The 1973-74 KNVB Cup was the 56th edition of the Dutch national football annual knockout tournament for the KNVB Cup. 46 teams contested, beginning on 26 September 1973 and ending at the final on 1 May 1974.
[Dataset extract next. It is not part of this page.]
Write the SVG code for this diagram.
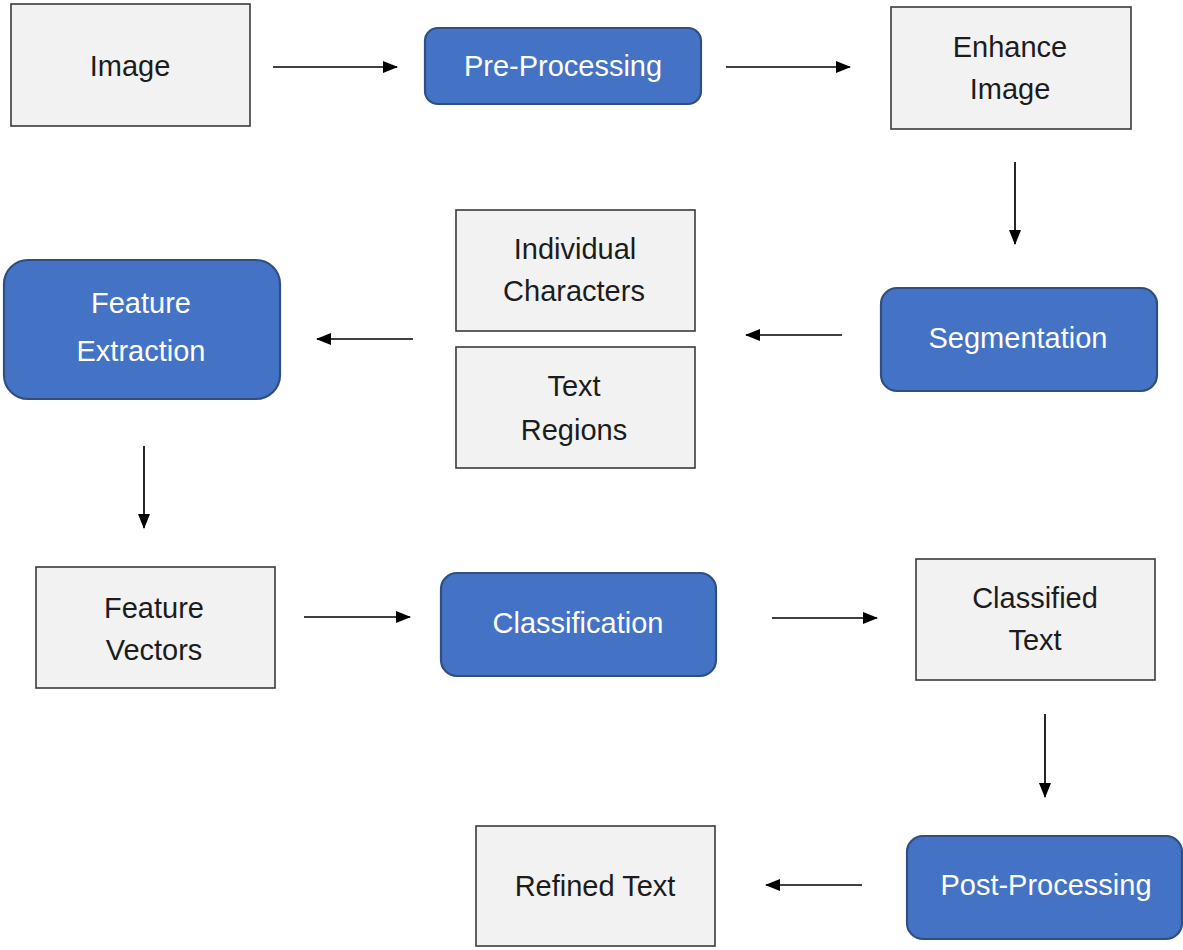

NAC unsuccessfully defended on 1 May 1974 in De Kuip, Rotterdam its 1973 title losing the 1974 KNVB Cup to PSV, 6–0. 38,000 attending. It was PSV's second title.

==Teams==
- All 18 participants of the Eredivisie 1973-74, entering in the second round
- All 20 participants of the Eerste Divisie 1973-74
- 8 teams from lower (amateur) leagues

== First round ==
26 September 1973
| Almania _{A} | 0–2 | Fortuna SC _{1} |
| Excelsior _{1} | 1–0 | FC Eindhoven _{1} |
| FC Den Bosch _{1} | 2–1 (aet) | SC Cambuur _{1} |
| FC Dordrecht _{1} | 1–4 | Willem II _{1} |
| FC VVV _{1} | 4–1 | SVV _{1} |
| Fortuna Vlaardingen _{1} | 1–1 (p) | SC Amersfoort _{1} |
| SV Hoofddorp _{A} | 0–5 | sc Heerenveen _{1} |
| VV Hoogeveen _{A} | 1–4 | Vitesse Arnhem _{1} |
| IJsselmeervogels _{A} | 1–3 | PEC Zwolle _{1} |
| DVV Labor _{A} | 0–3 | FC Wageningen _{1} |
| VV Noordwijk _{A} | 2–2 (p) | Helmond Sport _{1} |
| TOP Oss _{A} | 2–1 | Veendam _{1} |
| FC Volendam _{1} | 4–1 | De Volewijckers _{1} |
| Xerxes Rotterdam _{A} | 2–2 (p) | Heracles _{1} |

_{1} Eerste Divisie; _{A} Amateur teams

== Second round ==
The Eredivisie teams entered this round.

November 11 and December 30, 1973
| De Graafschap _{E} | 1–2 (aet) | FC Groningen _{E} |
| Excelsior | 3–1 (aet) | TOP Oss |
| FC Den Bosch | 2–0 | FC Den Haag _{E} |
| FC Twente _{E} | 2–0 | FC VVV |
| FC Utrecht _{E} | 4–1 | Heracles |
| Fortuna SC | 0–1 | FC Amsterdam _{E} |
| HFC Haarlem _{E} | 1–2 (aet) | AZ'67 _{E} |
| sc Heerenveen | 1–1 (p) | Feyenoord _{E} |
| NAC _{E} | 4–2 | Go Ahead Eagles _{E} |
| NEC _{E} | 1–0 | SC Amersfoort |
| PEC Zwolle | 1–2 | Sparta _{E} |
| PSV _{E} | 2–0 | Vitesse Arnhem |
| Roda JC _{E} | 0–1 | Ajax _{E} |
| Telstar _{E} | 1–0 (aet) | MVV _{E} |
| FC Wageningen | 1–1 (p) | Helmond Sport |
| Willem II | 2–2 (p) | FC Volendam |

_{E} Eredivisie

== Third round ==
January 20 and February 24, 1974
| Excelsior | 0–1 | PSV |
| FC Amsterdam | 0–1 | Feyenoord |
| FC Den Bosch | 0–0 (p) | Sparta |
| FC Twente | 0–2 | Ajax |
| FC Utrecht | 2–0 | Willem II |
| NAC | 1–0 | Helmond Sport |
| NEC | 1–2 | FC Groningen |
| Telstar | 1–1 (p) | AZ'67 |

== From quarterfinals to final ==

===Details of the final===
1 May 1974
PSV 6-0 NAC
  PSV: Deijkers 10', R. van de Kerkhof 40', Van der Kuijlen 51', 58', 90', Edström 53'

PSV would participate in the Cup Winners' Cup.